The student’s college will then alert the student if they have been selected to receive funding from NJ STARS II.
The award a recipient is given is based off the school’s tuition cost and if the student has any other state college financial aid coming their way, but it can total up to $2,500 per semester.
Students can receive NJ STARS II funding for up to four consecutive semesters, excluding summer terms.
Governor’s Industry Vocations Scholarship for Women and Minorities
The Governor’s Industry Vocations Scholarship for Women and Minorities (NJ-GIVS) was founded in 2013 to help diversify the workforce in the construction field.
For a student to be eligible for the NJ-GIVS, they must meet all general eligibility requirements as well as:
- Be a woman or a member of a minority group;
- Be pursuing a degree or a certificate in a construction-related field at any of New Jersey’s 19 county colleges or vocational schools that accept TAG funding,
- Such majors can include architectural engineering technology, carpentry, civil engineering technology, electrical trades, masonry, plumbing, etc.;
- Have an annual household income of less than $60,000, and
- Earned a high school diploma or a GED equivalent.
An eligible award recipient can receive up to $2,000 per academic year or up to the cost of tuition for their schooling. The NJ-GIVS is renewable, but only for one year. A student will have to complete a renewal application and, as always, submit their FAFSA or NJAFAA to be eligible.
Major Colleges in New Jersey
The line-up of colleges and universities in New Jersey is quite impressive. In fact, the Garden State is home to some of the oldest colleges in the United States. Some of these schools even date back to before the U.S. became a country!

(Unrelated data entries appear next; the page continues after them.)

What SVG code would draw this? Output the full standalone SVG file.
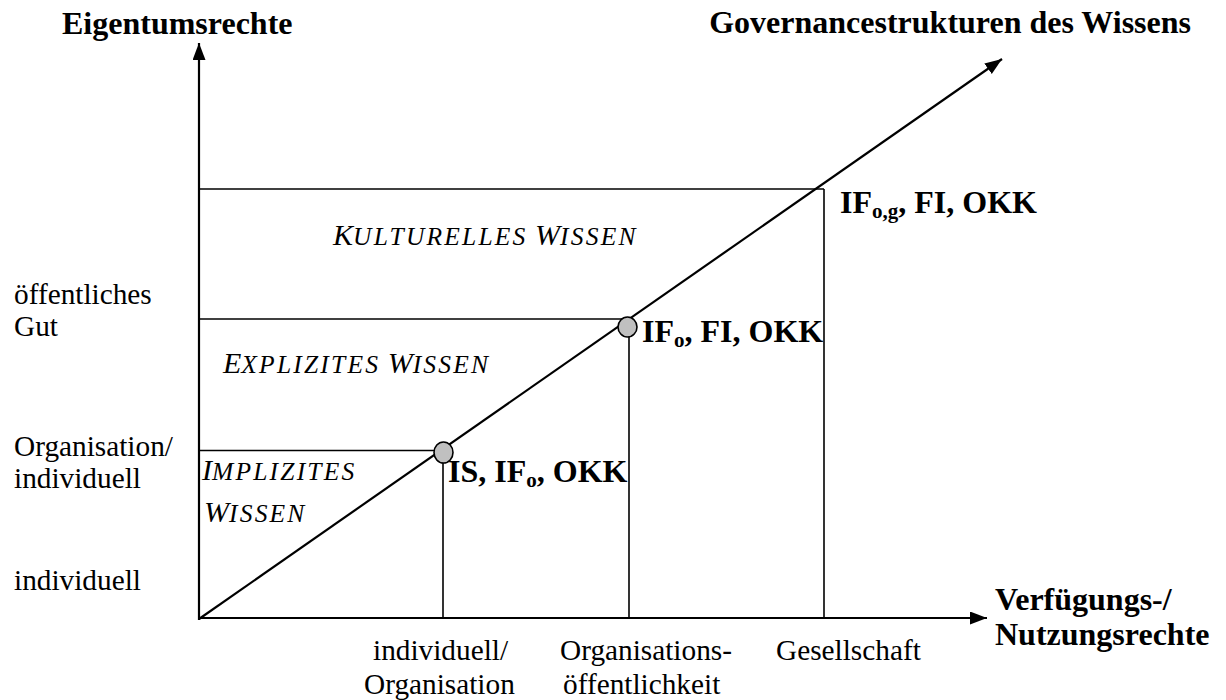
<svg xmlns="http://www.w3.org/2000/svg" width="1226" height="700" viewBox="0 0 1226 700">
<style>
.reg{font-family:"Liberation Serif","Times New Roman",serif;font-size:29.3px;fill:#000}
.bold{font-family:"Liberation Serif","Times New Roman",serif;font-size:32px;font-weight:bold;fill:#000}
.ital{font-family:"Liberation Serif","Times New Roman",serif;font-size:30px;font-style:italic;fill:#000}
.sc{font-size:25.5px;letter-spacing:2.2px}
.sub{font-size:21px}
.axis{stroke:#000;stroke-width:2.2;fill:none}
.grid{stroke:#000;stroke-width:1.6;fill:none}
.dot{fill:#c0c0c0;stroke:#000;stroke-width:1.6}
</style>
<defs>
<marker id="arr" markerUnits="userSpaceOnUse" markerWidth="18" markerHeight="14" refX="17" refY="6.5" orient="auto">
<path d="M0,0 L17,6.5 L0,13 z" fill="#000"/>
</marker>
</defs>
<g id="connectors">
<line class="grid" x1="199" y1="189" x2="824" y2="189"/>
<line class="grid" x1="199" y1="319" x2="629" y2="319"/>
<line class="grid" x1="199" y1="450.5" x2="443" y2="450.5"/>
<line class="grid" x1="824" y1="189" x2="824" y2="618"/>
<line class="grid" x1="629" y1="319" x2="629" y2="618"/>
<line class="grid" x1="443" y1="450.5" x2="443" y2="618"/>
<line class="axis" x1="199" y1="620" x2="199" y2="43" marker-end="url(#arr)"/>
<line class="axis" x1="198" y1="618" x2="987" y2="618" marker-end="url(#arr)"/>
<line class="axis" x1="199" y1="619" x2="1002" y2="59" marker-end="url(#arr)"/>
</g>
<g id="dot-implizit"><ellipse class="dot" cx="443.5" cy="452.5" rx="9.5" ry="10.5"/></g>
<g id="dot-explizit"><ellipse class="dot" cx="627.5" cy="327" rx="9.5" ry="10"/></g>
<g id="axis-titles">
<text class="bold" x="62" y="34">Eigentumsrechte</text>
<text class="bold" x="1191" y="33" text-anchor="end">Governancestrukturen des Wissens</text>
<text class="bold" x="995" y="610">Verfügungs-/</text>
<text class="bold" x="995" y="645">Nutzungsrechte</text>
</g>
<g id="y-labels">
<text class="reg" x="14" y="304">öffentliches</text>
<text class="reg" x="14" y="336">Gut</text>
<text class="reg" x="14" y="456">Organisation/</text>
<text class="reg" x="14" y="488">individuell</text>
<text class="reg" x="14" y="590">individuell</text>
</g>
<g id="x-labels">
<text class="reg" x="373" y="660">individuell/</text>
<text class="reg" x="364" y="694">Organisation</text>
<text class="reg" x="560" y="660">Organisations-</text>
<text class="reg" x="563" y="694">öffentlichkeit</text>
<text class="reg" x="776" y="660">Gesellschaft</text>
</g>
<g id="kulturelles">
<text class="ital" x="333" y="245">K<tspan class="sc">ULTURELLES</tspan> W<tspan class="sc">ISSEN</tspan></text>
<text class="bold" x="840" y="213">IF<tspan class="sub" dy="5">o,g</tspan><tspan dy="-5">, FI, OKK</tspan></text>
</g>
<g id="explizites">
<text class="ital" x="223" y="373">E<tspan class="sc">XPLIZITES</tspan> W<tspan class="sc">ISSEN</tspan></text>
<text class="bold" x="642" y="342">IF<tspan class="sub" dy="5">o</tspan><tspan dy="-5">, FI, OKK</tspan></text>
</g>
<g id="implizites">
<text class="ital" x="202" y="480">I<tspan class="sc">MPLIZITES</tspan></text>
<text class="ital" x="204" y="522">W<tspan class="sc">ISSEN</tspan></text>
<text class="bold" x="448" y="482">IS, IF<tspan class="sub" dy="5">o</tspan><tspan dy="-5">, OKK</tspan></text>
</g>
</svg>
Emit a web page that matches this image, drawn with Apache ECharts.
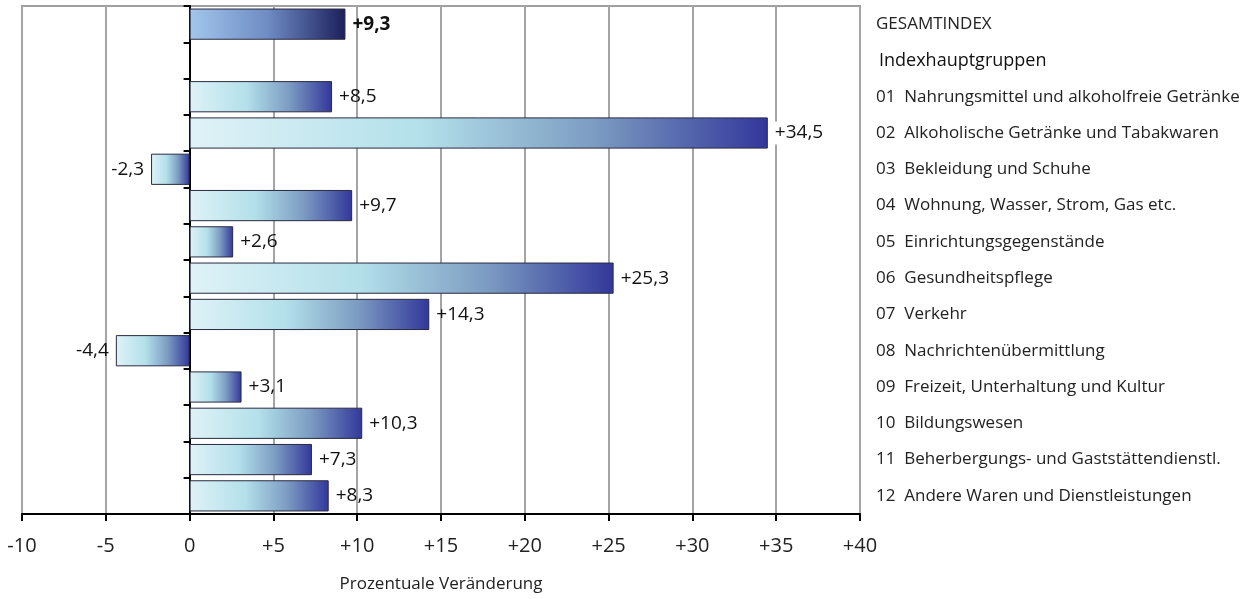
<!DOCTYPE html>
<html><head><meta charset="utf-8">
<script src="https://cdn.jsdelivr.net/npm/echarts@6/dist/echarts.min.js"></script>
<style>html,body{margin:0;padding:0;background:#fff;}#c{width:1257px;height:599px;}</style>
</head><body><div id="c"></div>
<script>
const categories = [
  'GESAMTINDEX',
  'Indexhauptgruppen',
  '01  Nahrungsmittel und alkoholfreie Getränke',
  '02  Alkoholische Getränke und Tabakwaren',
  '03  Bekleidung und Schuhe',
  '04  Wohnung, Wasser, Strom, Gas etc.',
  '05  Einrichtungsgegenstände',
  '06  Gesundheitspflege',
  '07  Verkehr',
  '08  Nachrichtenübermittlung',
  '09  Freizeit, Unterhaltung und Kultur',
  '10  Bildungswesen',
  '11  Beherbergungs- und Gaststättendienstl.',
  '12  Andere Waren und Dienstleistungen'
];
const values = [9.3, null, 8.5, 34.5, -2.3, 9.7, 2.6, 25.3, 14.3, -4.4, 3.1, 10.3, 7.3, 8.3];
const xTicks = { min: -10, max: 40, interval: 5 };

const FONT = '"Open Sans", "Noto Sans", sans-serif';
const groupGrad = { type: 'linear', x: 0, y: 0, x2: 1, y2: 0,
  colorStops: [{offset: 0, color: '#dff2f7'}, {offset: 0.4, color: '#b3e0ea'}, {offset: 0.7, color: '#7c9cc2'}, {offset: 1, color: '#32379a'}] };
const totalGrad = { type: 'linear', x: 0, y: 0, x2: 1, y2: 0,
  colorStops: [{offset: 0, color: '#a2c6eb'}, {offset: 0.5, color: '#6f8cc4'}, {offset: 1, color: '#1c1f5c'}] };

function fmt(v) {
  const s = Math.abs(v).toFixed(1).replace('.', ',');
  return (v > 0 ? '+' : (v < 0 ? '-' : '')) + s;
}

const data = values.map((v, i) => {
  if (v === null) return null;
  return {
    value: v,
    itemStyle: { color: i === 0 ? totalGrad : groupGrad },
    label: {
      show: true,
      position: v >= 0 ? 'right' : 'left',
      distance: 6,
      formatter: fmt(v),
      fontWeight: i === 0 ? 'bold' : 'normal',
      backgroundColor: i === 3 ? '#fff' : 'transparent',
      padding: [2, 1]
    }
  };
});

const chart = echarts.init(document.getElementById('c'));
chart.setOption({
  animation: false,
  grid: { left: 22, right: 397, top: 6, bottom: 85, show: true, borderColor: '#a0a0a0', borderWidth: 2,
    containLabel: false, outerBoundsMode: 'none' },
  xAxis: {
    type: 'value', min: xTicks.min, max: xTicks.max, interval: xTicks.interval,
    name: 'Prozentuale Veränderung', nameLocation: 'middle', nameGap: 62,
    nameTextStyle: { fontFamily: FONT, fontSize: 17, color: '#222' },
    axisLine: { show: true, onZero: false, lineStyle: { color: '#000', width: 2 } },
    axisTick: { show: true, length: 7, lineStyle: { color: '#000', width: 2 } },
    axisLabel: { fontFamily: FONT, fontSize: 20, color: '#222', margin: 22,
      formatter: v => (v > 0 ? '+' + v : '' + v) },
    splitLine: { show: true, lineStyle: { color: '#a4a4a4', width: 2 } }
  },
  yAxis: [{
    type: 'category', data: categories, inverse: true,
    axisLine: { show: true, onZero: true, lineStyle: { color: '#000', width: 2 } },
    axisTick: { show: true, length: 6, lineStyle: { color: '#000', width: 2 } },
    axisLabel: { show: false },
    splitLine: { show: false }
  }, {
    type: 'category', data: categories, inverse: true, position: 'right',
    axisLine: { show: false }, axisTick: { show: false },
    axisLabel: { show: true, margin: 16, align: 'left', fontFamily: FONT, fontSize: 17, color: '#222',
      formatter: (v, i) => i === 1 ? '{h|' + v + '}' : v,
      rich: { h: { fontFamily: FONT, fontSize: 18, color: '#111', padding: [0, 0, 0, 3] } } }
  }],
  series: [{
    type: 'bar', data: data, yAxisIndex: 0, barCategoryGap: '14%',
    itemStyle: { borderColor: '#2a2a40', borderWidth: 1 },
    label: { fontFamily: FONT, fontSize: 19, color: '#111' }
  }]
});
</script></body></html>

Some of the major colleges and universities in New Jersey include:
- Montclair State University in Montclair,
- New Jersey City University in Jersey City,
- New Jersey Institute of Technology in Newark,
- Princeton University in Princeton,
- Ramapo College of New Jersey in Mahwah,
- Rowan University in Glassboro,
- Rutgers University in New Brunswick,
- Stockton University in Galloway Township,
- The College of New Jersey in Ewing,
- Thomas Edison State University in Trenton,
- William Paterson University in Wayne.
New Jersey is filled with great grants and scholarships that its students can utilize to help them afford to attend college. Earning a spot in one of these college financial aid programs is really just a matter of applying and academically putting in the hard work at the end of the day, so there is no reason New Jersey students should bypass these opportunities.